Au large, il est important de développer ce qu’on appelle l’oreille mécanique, c’est-à-dire être capable de détecter quand ton bateau souffre ou pas. Cela permet d’ajuster, de savoir si tu peux tirer encore dessus en fonction de l’état de la mer, des conditions. Comment fonctionne ton gréement ? Quelles charges sont en jeu ? Il faut être capable d’anticiper tout cela et toujours avoir un œil sur le bateau. Tous ces indices permettent de savoir où tu en es dans le pourcentage d’utilisation de ta machine par rapport à sa résistance. Ça relève aussi un peu du sens marin. Il y a une dimension extrêmement sensorielle dans la navigation à voile car il faut ajouter l’écoute et l’interprétation de chaque vibration, de chaque choc… Tout cela fait partie de la « boîte à outils » pour pouvoir sentir ton bateau. On peut aussi bien sûr s’appuyer sur une approche plus cartésienne avec des données chiffrées. Mais il faut combiner les deux : le sensoriel et le cartésien. Pour l’heure, les données ne suffisent pas… Cela viendra peut-être à l’avenir. Je suis plutôt cartésien. D’ailleurs, ça ne m’est jamais arrivé jusque-là de parler à mon voilier. Cela arrivera peut-être au bout de deux mois en solitaire sur le Vendée Globe… En revanche, je me parle beaucoup à moi-même pour m’engueuler ou, au contraire, me motiver.

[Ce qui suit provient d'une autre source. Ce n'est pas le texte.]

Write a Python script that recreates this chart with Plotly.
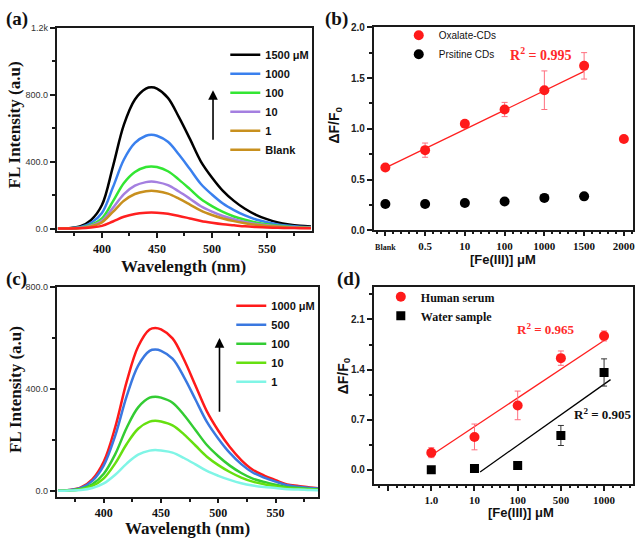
import plotly.graph_objects as go

SANS = "Liberation Sans"
SERIF = "Liberation Serif"

# ---------------- data ----------------
wavelength = [360, 370, 380, 390, 400, 410, 420, 430, 440, 445, 450, 460, 470,
              480, 490, 500, 510, 520, 530, 540, 550, 560, 570, 580, 590]

# panel (a): oxalate-CDs emission spectra
a_1500 = [0, 2, 12, 50, 140, 370, 620, 770, 835, 843, 835, 780, 665, 535, 400, 305, 225, 165, 118, 82, 56, 36, 24, 16, 12]
a_1000 = [0, 1, 8, 33, 93, 246, 412, 511, 554, 560, 554, 518, 442, 355, 266, 203, 149, 110, 78, 54, 37, 24, 16, 11, 8]
a_100 = [0, 1, 5, 22, 61, 162, 272, 338, 367, 370, 367, 342, 292, 235, 176, 134, 99, 72, 52, 36, 25, 16, 11, 7, 5]
a_10 = [0, 1, 4, 17, 46, 123, 206, 256, 277, 280, 277, 259, 221, 178, 133, 101, 75, 55, 39, 27, 19, 12, 8, 5, 4]
a_1 = [0, 1, 3, 13, 37, 99, 166, 206, 223, 225, 223, 208, 178, 143, 107, 81, 60, 44, 32, 22, 15, 10, 6, 4, 3]
a_blank = [0, 0, 1, 6, 16, 42, 70, 87, 94, 95, 94, 88, 75, 60, 45, 34, 25, 19, 13, 9, 6, 4, 3, 2, 1]
a_labels = ["1500 μM", "1000", "100", "10", "1", "Blank"]
a_ticktext_y = ["0.0", "400.0", "800.0", "1.2k"]
a_tickvals_y = [0, 400, 800, 1200]

# panel (c): human serum emission spectra
c_1000 = [0, 3, 13, 45, 115, 250, 429, 567, 634, 640, 634, 599, 516, 414, 312, 236, 172, 121, 83, 60, 42, 25, 19, 13, 9]
c_500 = [0, 3, 11, 39, 100, 217, 372, 492, 550, 555, 550, 519, 447, 359, 271, 205, 149, 105, 72, 52, 36, 22, 16, 11, 8]
c_100 = [0, 2, 7, 26, 67, 144, 248, 328, 366, 370, 366, 346, 298, 239, 180, 136, 99, 70, 48, 35, 24, 14, 11, 7, 5]
c_10 = [0, 1, 6, 19, 49, 108, 184, 244, 272, 275, 272, 257, 222, 178, 134, 101, 74, 52, 36, 26, 18, 11, 8, 6, 4]
c_1 = [0, 1, 3, 11, 29, 63, 107, 142, 158, 160, 158, 150, 129, 104, 78, 59, 43, 30, 21, 15, 11, 6, 5, 3, 2]
c_labels = ["1000 μM", "500", "100", "10", "1"]
c_ticktext_y = ["0.0", "400.0", "800.0"]
c_tickvals_y = [0, 400, 800]

# panel (b)
b_categories = ["<span style='font-size:8px'>Blank</span>", "0.5", "10", "100", "1000", "1500", "2000"]
b_oxalate = [0.62, 0.79, 1.05, 1.19, 1.38, 1.62, 0.90]
b_oxalate_err = [0.02, 0.07, 0.02, 0.07, 0.19, 0.13, 0.0]
b_pristine = [0.26, 0.26, 0.27, 0.285, 0.32, 0.335]
b_fit = [0.19, 0.615]          # slope, intercept
b_fit_span = [0, 5]

# panel (d)
d_categories = ["", "1.0", "10", "100", "500", "1000"]
d_serum = [0.24, 0.46, 0.90, 1.56, 1.87]
d_serum_err = [0.07, 0.18, 0.20, 0.10, 0.07]
d_water = [0.0, 0.02, 0.06, 0.48, 1.36]
d_water_err = [0.01, 0.01, 0.05, 0.14, 0.19]
d_serum_fit = [0.401, 0.202]
d_serum_fit_span = [0.09, 4.0]
d_water_fit = [0.427, -0.512]
d_water_fit_span = [1.13, 4.15]

# ---------------- figure ----------------
fig = go.Figure()

a_series = [a_1500, a_1000, a_100, a_10, a_1]
a_colors = ["#000000", "#3a80ee", "#33e633", "#a47fe0", "#c8901e"]
for ys, col, lab in zip(a_series, a_colors, a_labels[:5]):
    fig.add_trace(go.Scatter(x=wavelength, y=ys, mode="lines", name=lab,
                             line=dict(color=col, width=2.5, shape="spline"),
                             xaxis="x", yaxis="y", legend="legend"))
fig.add_trace(go.Scatter(x=wavelength, y=a_blank, mode="lines", showlegend=False,
                         line=dict(color="#ff2020", width=2.5, shape="spline"),
                         xaxis="x", yaxis="y"))
fig.add_trace(go.Scatter(x=[None], y=[None], mode="lines", name=a_labels[5],
                         line=dict(color="#c8901e", width=2.5),
                         xaxis="x", yaxis="y", legend="legend"))

c_series = [c_1000, c_500, c_100, c_10, c_1]
c_colors = ["#ff1a1a", "#3a78e0", "#33cc33", "#66e010", "#80f5e6"]
for ys, col, lab in zip(c_series, c_colors, c_labels):
    fig.add_trace(go.Scatter(x=wavelength, y=ys, mode="lines", name=lab,
                             line=dict(color=col, width=2.5, shape="spline"),
                             xaxis="x3", yaxis="y3", legend="legend3"))

# panel (b)
b_x = list(range(len(b_categories)))
fig.add_trace(go.Scatter(x=[b_fit_span[0], b_fit_span[1]],
                         y=[b_fit[0] * b_fit_span[0] + b_fit[1], b_fit[0] * b_fit_span[1] + b_fit[1]],
                         mode="lines", line=dict(color="#ff2020", width=1.3), showlegend=False,
                         xaxis="x2", yaxis="y2"))
fig.add_trace(go.Scatter(x=b_x, y=b_oxalate, mode="markers", name="Oxalate-CDs",
                         marker=dict(color="#ff1a1a", size=10),
                         error_y=dict(type="data", array=b_oxalate_err, color="#ff6f7f", thickness=1, width=3),
                         xaxis="x2", yaxis="y2", legend="legend2"))
fig.add_trace(go.Scatter(x=b_x[:len(b_pristine)], y=b_pristine, mode="markers", name="Prsitine CDs",
                         marker=dict(color="#000000", size=10),
                         xaxis="x2", yaxis="y2", legend="legend2"))

# panel (d)
d_x = list(range(len(d_serum)))
for fit, span, col in [(d_serum_fit, d_serum_fit_span, "#ff2020"), (d_water_fit, d_water_fit_span, "#000000")]:
    fig.add_trace(go.Scatter(x=span, y=[fit[0] * s + fit[1] for s in span], mode="lines",
                             line=dict(color=col, width=1.3), showlegend=False,
                             xaxis="x4", yaxis="y4"))
fig.add_trace(go.Scatter(x=d_x, y=d_serum, mode="markers", name="Human serum",
                         marker=dict(color="#ff1a1a", size=10),
                         error_y=dict(type="data", array=d_serum_err, color="#ff6f7f", thickness=1, width=3),
                         xaxis="x4", yaxis="y4", legend="legend4"))
fig.add_trace(go.Scatter(x=d_x, y=d_water, mode="markers", name="Water sample",
                         marker=dict(color="#000000", size=9, symbol="square"),
                         error_y=dict(type="data", array=d_water_err, color="#333333", thickness=1, width=3),
                         xaxis="x4", yaxis="y4", legend="legend4"))

W, H = 640, 548


def px_x(p):
    return p / W


def px_y(p):
    return 1 - p / H


def axis_common(**kw):
    d = dict(showline=True, linecolor="#1a1a1a", linewidth=2, mirror=True,
             ticks="outside", ticklen=5, tickwidth=1.5, tickcolor="#1a1a1a",
             showgrid=False, zeroline=False)
    d.update(kw)
    return d


serif_tick = dict(family=SERIF, size=12, color="#111111", weight="bold")
sans_tick = dict(family=SANS, size=9, color="#333333")
sans_tick_b = dict(family=SANS, size=10, color="#222222", weight="bold")

fig.update_layout(
    width=W, height=H, margin=dict(l=0, r=0, t=0, b=0),
    paper_bgcolor="white", plot_bgcolor="white",
    xaxis=axis_common(domain=[px_x(57), px_x(313)], anchor="y", range=[359, 591],
                      tickvals=[400, 450, 500, 550], tickfont=serif_tick,
                      minor=dict(ticks="outside", ticklen=3, dtick=25, tick0=0)),
    yaxis=axis_common(domain=[px_y(231), px_y(23)], anchor="x", range=[-17, 1200],
                      tickvals=a_tickvals_y, ticktext=a_ticktext_y, tickfont=sans_tick,
                      minor=dict(ticks="outside", ticklen=3, dtick=200, tick0=0)),
    xaxis3=axis_common(domain=[px_x(57), px_x(319)], anchor="y3", range=[359, 587], ticklen=4,
                       tickvals=[400, 450, 500, 550], tickfont=serif_tick,
                       minor=dict(ticks="outside", ticklen=3, dtick=25, tick0=0)),
    yaxis3=axis_common(domain=[px_y(502), px_y(288)], anchor="x3", range=[-24, 800],
                       tickvals=c_tickvals_y, ticktext=c_ticktext_y, tickfont=sans_tick,
                       minor=dict(ticks="outside", ticklen=3, dtick=200, tick0=0)),
    xaxis2=axis_common(domain=[px_x(375), px_x(635)], anchor="y2", range=[-0.29, 6.23], ticklen=4,
                       tickvals=b_x, ticktext=b_categories,
                       tickfont=dict(family=SERIF, size=11, color="#111111", weight="bold"),
                       minor=dict(ticks="outside", ticklen=2, dtick=0.2, tick0=0)),
    yaxis2=axis_common(domain=[px_y(230), px_y(22.7)], anchor="x2", range=[0, 2],
                       tickvals=[0, 0.5, 1.0, 1.5, 2.0], tickformat=".1f", tickfont=sans_tick_b,
                       minor=dict(ticks="outside", ticklen=3, dtick=0.25, tick0=0)),
    xaxis4=axis_common(domain=[px_x(375), px_x(635)], anchor="y4", range=[-1.33, 4.67],
                       tickvals=list(range(-1, len(d_serum))), ticktext=d_categories,
                       tickfont=dict(family=SERIF, size=11, color="#111111", weight="bold"),
                       minor=dict(ticks="outside", ticklen=2, dtick=0.2, tick0=0)),
    yaxis4=axis_common(domain=[px_y(489), px_y(287.3)], anchor="x4", range=[-0.2, 2.56],
                       tickvals=[0, 0.7, 1.4, 2.1], tickformat=".1f", tickfont=sans_tick_b,
                       minor=dict(ticks="outside", ticklen=3, dtick=0.35, tick0=0)),
    legend=dict(x=px_x(226), y=px_y(36), xanchor="left", yanchor="top",
                bgcolor="rgba(0,0,0,0)", tracegroupgap=0,
                font=dict(family=SANS, size=11, color="#111111", weight="bold")),
    legend3=dict(x=px_x(232), y=px_y(292), xanchor="left", yanchor="top",
                 bgcolor="rgba(0,0,0,0)", tracegroupgap=0,
                 font=dict(family=SANS, size=11, color="#111111", weight="bold")),
    legend2=dict(x=px_x(400), y=px_y(16), xanchor="left", yanchor="top",
                 bgcolor="rgba(0,0,0,0)", tracegroupgap=0,
                 font=dict(family=SANS, size=10, color="#111111")),
    legend4=dict(x=px_x(382), y=px_y(283), xanchor="left", yanchor="top",
                 bgcolor="rgba(0,0,0,0)", tracegroupgap=0,
                 font=dict(family=SERIF, size=12, color="#111111", weight="bold")),
)

title_serif = dict(family=SERIF, size=17, color="#111111", weight="bold")
title_sans = dict(family=SANS, size=13, color="#111111", weight="bold")
label_font = dict(family=SERIF, size=19, color="#111111", weight="bold")
delta_font = dict(family=SANS, size=14, color="#111111", weight="bold")

annotations = [
    # panel labels
    dict(text="(a)", x=px_x(4), y=px_y(14), xanchor="left", font=label_font),
    dict(text="(b)", x=px_x(324), y=px_y(14), xanchor="left", font=label_font),
    dict(text="(c)", x=px_x(4), y=px_y(280), xanchor="left", font=label_font),
    dict(text="(d)", x=px_x(336), y=px_y(280), xanchor="left", font=label_font),
    # axis titles
    dict(text="FL Intensity (a.u)", x=px_x(15), y=px_y(122), textangle=-90, font=title_serif),
    dict(text="Wavelength (nm)", x=px_x(184), y=px_y(267), font=title_serif),
    dict(text="FL Intensity (a.u)", x=px_x(15), y=px_y(392), textangle=-90, font=title_serif),
    dict(text="Wavelength (nm)", x=px_x(188), y=px_y(534), font=title_serif),
    dict(text="ΔF/F<sub>0</sub>", x=px_x(336), y=px_y(122), textangle=-90, font=delta_font),
    dict(text="[Fe(III)] μM", x=px_x(505), y=px_y(260), font=title_sans),
    dict(text="ΔF/F<sub>0</sub>", x=px_x(345), y=px_y(378), textangle=-90, font=delta_font),
    dict(text="[Fe(III)] μM", x=px_x(523), y=px_y(518), font=title_sans),
    # R^2 labels
    dict(text="R<sup>2</sup> = 0.995", x=px_x(543), y=px_y(50), font=dict(family=SERIF, size=14, color="#ff2a2a", weight="bold")),
    dict(text="R<sup>2</sup> = 0.965", x=px_x(548), y=px_y(331), font=dict(family=SERIF, size=13, color="#ff2a2a", weight="bold")),
    dict(text="R<sup>2</sup> = 0.905", x=px_x(605), y=px_y(417), font=dict(family=SERIF, size=13, color="#111111", weight="bold")),
]
for ann in annotations:
    ann.setdefault("xanchor", "center")
    ann.update(xref="paper", yref="paper", showarrow=False, yanchor="middle")

# arrows (in data coordinates)
arrow_a = dict(x=501, y=826, ax=501, ay=521, xref="x", yref="y", axref="x", ayref="y")
arrow_c = dict(x=501, y=600, ax=501, ay=305, xref="x3", yref="y3", axref="x3", ayref="y3")
for arr in (arrow_a, arrow_c):
    arr.update(text="", showarrow=True, arrowhead=2, arrowsize=1.2, arrowwidth=1.6, arrowcolor="#000000")
    annotations.append(arr)

fig.update_layout(annotations=annotations)
fig.write_html("out.html")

En tous les cas, je suis très content de partir faire le tour du monde avec mon bateau, ma machine. On commence à bien se connaître. Ce n’est pas un IMOCA de dernière génération mais il a un excellent potentiel. Il est polyvalent, rapide. Cela constitue déjà deux bons atouts pour le Vendée Globe. On verra par la suite. Plus tard, si j’ai l’opportunité de construire mon bateau pour aller faire du solitaire, ce sera vraiment un accomplissement. Forcément, pour moi, le voilier idéal est un bateau que je construis car je trouve tellement passionnant, dans mon métier, de pouvoir concevoir sa machine et ensuite de la mener au large. Cela génère un sentiment unique intellectuellement. J’ai eu l’occasion de le faire pour d’autres personnes avec lesquelles j’ai régaté, mais je ne l’ai jamais fait pour moi seul, pour aller naviguer en solitaire. Pour l’instant je ne me projette pas jusque-là. C’est une chance exceptionnelle d’être au départ du Vendée Globe et je compte bien profiter et partager ce qui m’est offert.